Libanon: Wirtschaftlicher Zusammenbruch trifft Kinder hart

Beirut/Köln/Wien - Kinder im Libanon tragen die Hauptlast einer der schlimmsten wirtschaftlichen Zusammenbrüche der letzten Jahrzehnte, so eine heute von UNICEF veröffentlichte Untersuchung. 77 Prozent der libanesischen Haushalte können es sich laut UNICEF nicht leisten, ausreichend Essen für ihre Kinder zu kaufen.

@UNICEF

Eine Reihe von Krisen, die sich gegenseitig verstärken, nicht zuletzt eine verheerende Rezession, haben die libanesischen Familien in eine schlimme Situation gebracht, die nahezu jeden Aspekt ihres Lebens betrifft.

„Ohne Aussicht auf Verbesserungen sind die Gesundheit, die Bildung und die Zukunft der Kinder in Gefahr, da die Preise in die Höhe schießen und die Arbeitslosigkeit weiter zunimmt. Immer mehr Familien sind gezwungen, auf negative Bewältigungsstrategien zurückzugreifen, wie z.B. ihre Kinder zur Arbeit zu schicken, ihre jungen Töchter zu verheiraten oder Mahlzeiten auszulassen", sagt Yukie Mokuo, UNICEF-Leiterin im Libanon.

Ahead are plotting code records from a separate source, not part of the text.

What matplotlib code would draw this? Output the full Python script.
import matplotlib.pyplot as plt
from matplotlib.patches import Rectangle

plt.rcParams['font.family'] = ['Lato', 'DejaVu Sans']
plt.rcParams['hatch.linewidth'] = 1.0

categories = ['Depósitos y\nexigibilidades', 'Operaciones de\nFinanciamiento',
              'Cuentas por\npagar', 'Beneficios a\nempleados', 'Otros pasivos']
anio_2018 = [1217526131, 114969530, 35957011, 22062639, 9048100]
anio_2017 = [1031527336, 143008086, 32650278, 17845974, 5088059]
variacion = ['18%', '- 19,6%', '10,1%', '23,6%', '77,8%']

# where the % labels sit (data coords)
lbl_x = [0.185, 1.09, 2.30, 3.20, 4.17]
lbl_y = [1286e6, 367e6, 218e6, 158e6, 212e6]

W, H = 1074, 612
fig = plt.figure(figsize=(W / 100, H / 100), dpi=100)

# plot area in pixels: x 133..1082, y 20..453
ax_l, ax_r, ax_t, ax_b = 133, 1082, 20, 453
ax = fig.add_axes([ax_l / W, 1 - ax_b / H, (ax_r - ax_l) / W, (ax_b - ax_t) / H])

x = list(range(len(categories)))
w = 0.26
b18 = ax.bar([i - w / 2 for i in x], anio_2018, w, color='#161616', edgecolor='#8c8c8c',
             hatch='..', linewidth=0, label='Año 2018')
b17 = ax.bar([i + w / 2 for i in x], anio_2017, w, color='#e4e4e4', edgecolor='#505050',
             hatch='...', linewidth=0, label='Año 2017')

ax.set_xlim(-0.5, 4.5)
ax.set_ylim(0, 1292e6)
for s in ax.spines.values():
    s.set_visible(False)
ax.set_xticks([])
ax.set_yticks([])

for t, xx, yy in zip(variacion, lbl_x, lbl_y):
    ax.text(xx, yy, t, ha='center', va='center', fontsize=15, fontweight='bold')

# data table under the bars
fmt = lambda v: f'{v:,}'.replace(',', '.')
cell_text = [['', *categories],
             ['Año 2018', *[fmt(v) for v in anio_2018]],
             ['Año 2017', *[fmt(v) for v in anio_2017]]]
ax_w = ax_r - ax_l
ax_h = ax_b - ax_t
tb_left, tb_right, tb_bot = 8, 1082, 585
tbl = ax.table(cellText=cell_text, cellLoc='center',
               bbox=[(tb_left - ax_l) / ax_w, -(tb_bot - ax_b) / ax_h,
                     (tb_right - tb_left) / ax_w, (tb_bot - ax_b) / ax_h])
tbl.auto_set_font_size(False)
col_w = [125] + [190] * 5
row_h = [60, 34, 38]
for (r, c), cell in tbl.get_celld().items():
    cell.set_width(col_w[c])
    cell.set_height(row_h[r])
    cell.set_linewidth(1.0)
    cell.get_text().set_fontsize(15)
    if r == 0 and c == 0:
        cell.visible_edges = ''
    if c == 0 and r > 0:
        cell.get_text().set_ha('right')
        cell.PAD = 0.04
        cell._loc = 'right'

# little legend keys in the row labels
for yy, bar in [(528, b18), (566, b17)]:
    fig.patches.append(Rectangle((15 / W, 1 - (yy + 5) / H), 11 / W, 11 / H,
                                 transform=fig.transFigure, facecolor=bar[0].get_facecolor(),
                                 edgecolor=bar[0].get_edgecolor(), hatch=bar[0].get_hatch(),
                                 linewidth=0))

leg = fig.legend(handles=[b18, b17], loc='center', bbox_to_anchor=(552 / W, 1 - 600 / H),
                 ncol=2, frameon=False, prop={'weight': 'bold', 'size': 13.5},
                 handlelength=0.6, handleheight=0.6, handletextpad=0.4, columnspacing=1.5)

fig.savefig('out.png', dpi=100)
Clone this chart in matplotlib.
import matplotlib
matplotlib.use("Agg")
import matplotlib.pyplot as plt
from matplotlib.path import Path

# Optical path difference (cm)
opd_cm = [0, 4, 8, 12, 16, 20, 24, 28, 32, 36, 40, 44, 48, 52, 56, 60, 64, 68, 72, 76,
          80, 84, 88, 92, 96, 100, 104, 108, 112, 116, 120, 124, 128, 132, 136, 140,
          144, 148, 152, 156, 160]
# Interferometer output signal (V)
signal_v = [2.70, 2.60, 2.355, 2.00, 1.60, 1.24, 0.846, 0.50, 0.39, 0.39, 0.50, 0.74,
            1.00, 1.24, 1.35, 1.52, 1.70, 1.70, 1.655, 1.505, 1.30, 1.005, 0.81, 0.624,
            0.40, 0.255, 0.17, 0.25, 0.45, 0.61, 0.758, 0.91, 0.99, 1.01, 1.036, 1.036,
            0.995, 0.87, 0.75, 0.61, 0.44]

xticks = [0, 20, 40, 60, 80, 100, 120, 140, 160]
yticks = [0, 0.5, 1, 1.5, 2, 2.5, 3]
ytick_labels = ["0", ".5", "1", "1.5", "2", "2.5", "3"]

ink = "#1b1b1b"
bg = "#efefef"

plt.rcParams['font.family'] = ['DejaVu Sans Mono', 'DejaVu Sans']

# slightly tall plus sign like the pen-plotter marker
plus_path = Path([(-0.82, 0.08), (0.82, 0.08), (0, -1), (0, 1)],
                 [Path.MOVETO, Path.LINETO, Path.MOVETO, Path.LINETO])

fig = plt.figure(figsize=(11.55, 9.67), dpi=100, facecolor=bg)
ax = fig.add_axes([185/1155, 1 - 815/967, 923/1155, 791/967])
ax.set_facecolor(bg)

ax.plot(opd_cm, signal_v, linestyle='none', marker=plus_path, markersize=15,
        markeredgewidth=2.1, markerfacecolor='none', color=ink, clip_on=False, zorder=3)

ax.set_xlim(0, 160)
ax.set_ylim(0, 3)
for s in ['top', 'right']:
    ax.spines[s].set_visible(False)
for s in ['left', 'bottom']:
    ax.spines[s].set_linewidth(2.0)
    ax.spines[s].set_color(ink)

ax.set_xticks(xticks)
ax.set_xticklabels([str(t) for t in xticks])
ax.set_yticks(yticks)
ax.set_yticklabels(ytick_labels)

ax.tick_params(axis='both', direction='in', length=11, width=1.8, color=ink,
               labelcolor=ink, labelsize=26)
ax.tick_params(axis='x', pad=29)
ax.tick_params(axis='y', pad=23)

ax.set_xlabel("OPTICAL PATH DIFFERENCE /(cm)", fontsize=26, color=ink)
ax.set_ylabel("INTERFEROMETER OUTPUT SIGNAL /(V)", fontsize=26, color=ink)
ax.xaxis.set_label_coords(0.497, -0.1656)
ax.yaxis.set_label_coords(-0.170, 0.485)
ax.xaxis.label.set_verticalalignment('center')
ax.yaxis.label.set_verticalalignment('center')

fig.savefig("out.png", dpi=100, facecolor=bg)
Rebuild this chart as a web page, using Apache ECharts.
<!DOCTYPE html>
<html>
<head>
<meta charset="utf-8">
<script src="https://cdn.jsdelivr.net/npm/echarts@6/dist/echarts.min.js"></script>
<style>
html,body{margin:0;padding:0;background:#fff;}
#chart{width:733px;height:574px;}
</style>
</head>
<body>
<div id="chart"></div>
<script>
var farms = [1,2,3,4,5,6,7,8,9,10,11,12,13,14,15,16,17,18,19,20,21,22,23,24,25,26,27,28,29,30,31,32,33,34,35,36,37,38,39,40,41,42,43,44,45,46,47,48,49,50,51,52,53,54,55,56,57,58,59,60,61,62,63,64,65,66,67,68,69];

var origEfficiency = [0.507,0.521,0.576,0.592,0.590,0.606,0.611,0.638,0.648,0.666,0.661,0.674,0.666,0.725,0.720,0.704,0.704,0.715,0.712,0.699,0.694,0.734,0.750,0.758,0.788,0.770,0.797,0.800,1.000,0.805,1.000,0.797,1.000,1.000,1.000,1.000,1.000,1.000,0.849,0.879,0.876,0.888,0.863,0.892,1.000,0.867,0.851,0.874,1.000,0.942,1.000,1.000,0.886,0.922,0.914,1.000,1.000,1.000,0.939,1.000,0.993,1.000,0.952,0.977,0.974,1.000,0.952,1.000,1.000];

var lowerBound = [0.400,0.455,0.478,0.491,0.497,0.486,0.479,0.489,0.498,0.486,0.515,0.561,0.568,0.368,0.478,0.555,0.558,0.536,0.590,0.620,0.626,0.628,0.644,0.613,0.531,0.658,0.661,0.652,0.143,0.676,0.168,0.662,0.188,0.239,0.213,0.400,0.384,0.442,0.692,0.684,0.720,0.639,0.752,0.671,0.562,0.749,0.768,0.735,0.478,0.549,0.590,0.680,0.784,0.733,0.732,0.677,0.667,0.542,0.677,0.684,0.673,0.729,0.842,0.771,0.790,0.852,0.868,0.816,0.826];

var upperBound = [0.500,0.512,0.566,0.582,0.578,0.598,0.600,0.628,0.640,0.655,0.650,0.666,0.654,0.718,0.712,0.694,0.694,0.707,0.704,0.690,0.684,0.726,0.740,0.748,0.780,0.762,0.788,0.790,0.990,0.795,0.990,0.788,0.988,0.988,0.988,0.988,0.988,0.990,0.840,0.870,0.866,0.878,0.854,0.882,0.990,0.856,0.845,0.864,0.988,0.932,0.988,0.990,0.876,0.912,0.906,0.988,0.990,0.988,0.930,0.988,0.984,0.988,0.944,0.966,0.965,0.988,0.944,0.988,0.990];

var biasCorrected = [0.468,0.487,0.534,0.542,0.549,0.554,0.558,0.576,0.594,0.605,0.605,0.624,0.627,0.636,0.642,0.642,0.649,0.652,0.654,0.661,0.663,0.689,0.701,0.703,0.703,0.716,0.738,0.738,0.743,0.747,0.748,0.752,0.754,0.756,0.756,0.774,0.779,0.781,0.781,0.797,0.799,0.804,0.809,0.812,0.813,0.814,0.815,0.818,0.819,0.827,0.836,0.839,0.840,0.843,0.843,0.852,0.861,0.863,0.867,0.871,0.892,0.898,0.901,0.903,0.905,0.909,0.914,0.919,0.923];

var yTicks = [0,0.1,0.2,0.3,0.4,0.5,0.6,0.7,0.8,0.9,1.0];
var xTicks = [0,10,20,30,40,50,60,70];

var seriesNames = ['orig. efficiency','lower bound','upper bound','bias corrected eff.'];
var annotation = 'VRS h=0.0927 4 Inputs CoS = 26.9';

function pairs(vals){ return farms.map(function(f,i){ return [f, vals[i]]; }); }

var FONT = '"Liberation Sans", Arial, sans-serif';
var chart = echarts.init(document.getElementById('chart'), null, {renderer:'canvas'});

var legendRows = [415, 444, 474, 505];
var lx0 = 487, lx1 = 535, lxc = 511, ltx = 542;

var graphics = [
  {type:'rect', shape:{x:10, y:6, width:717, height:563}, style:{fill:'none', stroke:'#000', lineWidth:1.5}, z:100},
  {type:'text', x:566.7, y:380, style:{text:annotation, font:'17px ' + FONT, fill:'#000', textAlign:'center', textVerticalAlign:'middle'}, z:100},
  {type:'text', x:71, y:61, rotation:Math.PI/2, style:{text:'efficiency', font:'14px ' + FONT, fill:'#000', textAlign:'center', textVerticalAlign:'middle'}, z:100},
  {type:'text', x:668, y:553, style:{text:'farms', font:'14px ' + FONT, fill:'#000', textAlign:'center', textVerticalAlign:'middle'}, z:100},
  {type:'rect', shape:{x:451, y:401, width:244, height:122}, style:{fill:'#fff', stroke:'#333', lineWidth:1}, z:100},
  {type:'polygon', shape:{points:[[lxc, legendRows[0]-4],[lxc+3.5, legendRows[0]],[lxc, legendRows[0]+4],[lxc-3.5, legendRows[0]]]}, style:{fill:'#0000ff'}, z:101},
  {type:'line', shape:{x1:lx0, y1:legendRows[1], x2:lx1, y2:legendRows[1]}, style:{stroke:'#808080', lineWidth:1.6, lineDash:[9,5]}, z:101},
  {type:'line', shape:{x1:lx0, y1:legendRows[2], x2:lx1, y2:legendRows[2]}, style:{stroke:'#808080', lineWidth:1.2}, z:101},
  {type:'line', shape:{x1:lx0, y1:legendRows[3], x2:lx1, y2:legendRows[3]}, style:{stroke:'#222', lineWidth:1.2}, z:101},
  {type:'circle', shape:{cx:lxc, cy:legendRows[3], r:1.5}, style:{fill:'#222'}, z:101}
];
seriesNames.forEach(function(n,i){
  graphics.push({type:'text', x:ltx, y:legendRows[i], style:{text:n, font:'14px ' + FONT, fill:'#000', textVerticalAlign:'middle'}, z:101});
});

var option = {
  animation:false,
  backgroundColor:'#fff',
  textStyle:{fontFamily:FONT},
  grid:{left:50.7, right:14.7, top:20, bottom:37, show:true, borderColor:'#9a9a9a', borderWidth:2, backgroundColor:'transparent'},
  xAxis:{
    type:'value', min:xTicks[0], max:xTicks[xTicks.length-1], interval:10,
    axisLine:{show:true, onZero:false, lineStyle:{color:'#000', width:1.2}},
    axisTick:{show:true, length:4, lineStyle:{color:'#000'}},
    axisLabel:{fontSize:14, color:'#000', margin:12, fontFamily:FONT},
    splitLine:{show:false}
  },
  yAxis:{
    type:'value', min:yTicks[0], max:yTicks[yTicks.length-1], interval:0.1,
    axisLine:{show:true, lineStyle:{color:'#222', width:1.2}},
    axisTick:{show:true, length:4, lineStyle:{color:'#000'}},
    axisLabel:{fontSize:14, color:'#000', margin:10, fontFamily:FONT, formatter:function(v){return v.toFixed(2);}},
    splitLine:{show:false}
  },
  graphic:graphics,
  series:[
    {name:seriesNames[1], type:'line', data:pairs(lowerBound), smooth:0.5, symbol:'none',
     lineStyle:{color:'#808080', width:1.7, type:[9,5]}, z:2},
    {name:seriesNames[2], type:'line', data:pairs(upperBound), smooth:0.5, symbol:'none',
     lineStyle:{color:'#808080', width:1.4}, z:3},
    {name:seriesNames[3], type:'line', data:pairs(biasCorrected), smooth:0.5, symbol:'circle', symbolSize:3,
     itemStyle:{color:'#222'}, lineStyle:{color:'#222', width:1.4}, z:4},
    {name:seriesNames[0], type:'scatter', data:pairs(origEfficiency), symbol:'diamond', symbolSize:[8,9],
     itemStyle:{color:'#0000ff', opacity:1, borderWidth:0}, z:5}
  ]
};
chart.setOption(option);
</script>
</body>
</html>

Die aktuelle Haushaltsbefragung von UNICEF zeichnet ein alarmierendes Bild:

  • Über 30 Prozent der Kinder gingen im vergangenen Monat hungrig zu Bett: 77 Prozent der Haushalte verfügen nicht über genügend Lebensmittel – in syrischen Flüchtlingshaushalten liegt die Zahl bei 99 Prozent. 60 Prozent der Haushalte müssen Lebensmittel auf Kredit kaufen oder sich Geld leihen.
  • 30 Prozent der Kinder erhalten keine ausreichende medizinische Grundversorgung und 76 Prozent der Haushalte gaben an, dass sie von den massiv gestiegenen Medikamentenpreisen betroffen sind;
  • Eines von zehn Kindern wurde zur Arbeit geschickt. 40 Prozent der Kinder leben in Familien, in denen niemand mehr Arbeit hat und 77 Prozent in Familien, die keine Sozialhilfe erhalten.
  • 80 Prozent der Betreuungspersonen gaben an, dass ihre Kinder Schwierigkeiten haben, sich zu Hause auf das Lernen zu konzentrieren – was auf Hunger oder psychische Belastung hinweisen könnte.

Die anhaltende wirtschaftliche Depression ist nur eine der sich gegenseitig verstärkenden Krisen im Libanon. Das Land leidet auch unter den Auswirkungen der COVID-19-Pandemie, den Folgen der massiven Explosionen im Beiruter Hafen im August 2020 sowie der anhaltenden politischen Instabilität. Die Lage der rund 1,5 Millionen syrischen Geflüchteten ist besonders schwierig. Gleichzeitig wächst die Zahl der Libanesen, die Unterstützung benötigen, rapide an.

„Die Weltbank hat die Krise im Libanon als einen der drei größten wirtschaftlichen Zusammenbrüche einer Volkswirtschaft seit Mitte des 19. Jahrhunderts bezeichnet. Die UNICEF-Studie zeigt, dass die Kinder die Hauptlast dieser Katastrophe tragen", so Yukie Mokuo.
UNICEF ruft die libanesischen Behörden dringend dazu auf, den sozialen Schutz der Bevölkerung deutlich auszuweiten, jedem Kind den Zugang zu hochwertiger Bildung zu ermöglichen und sowohl die medizinische Grundversorgung als auch den Kinderschutz zu stärken.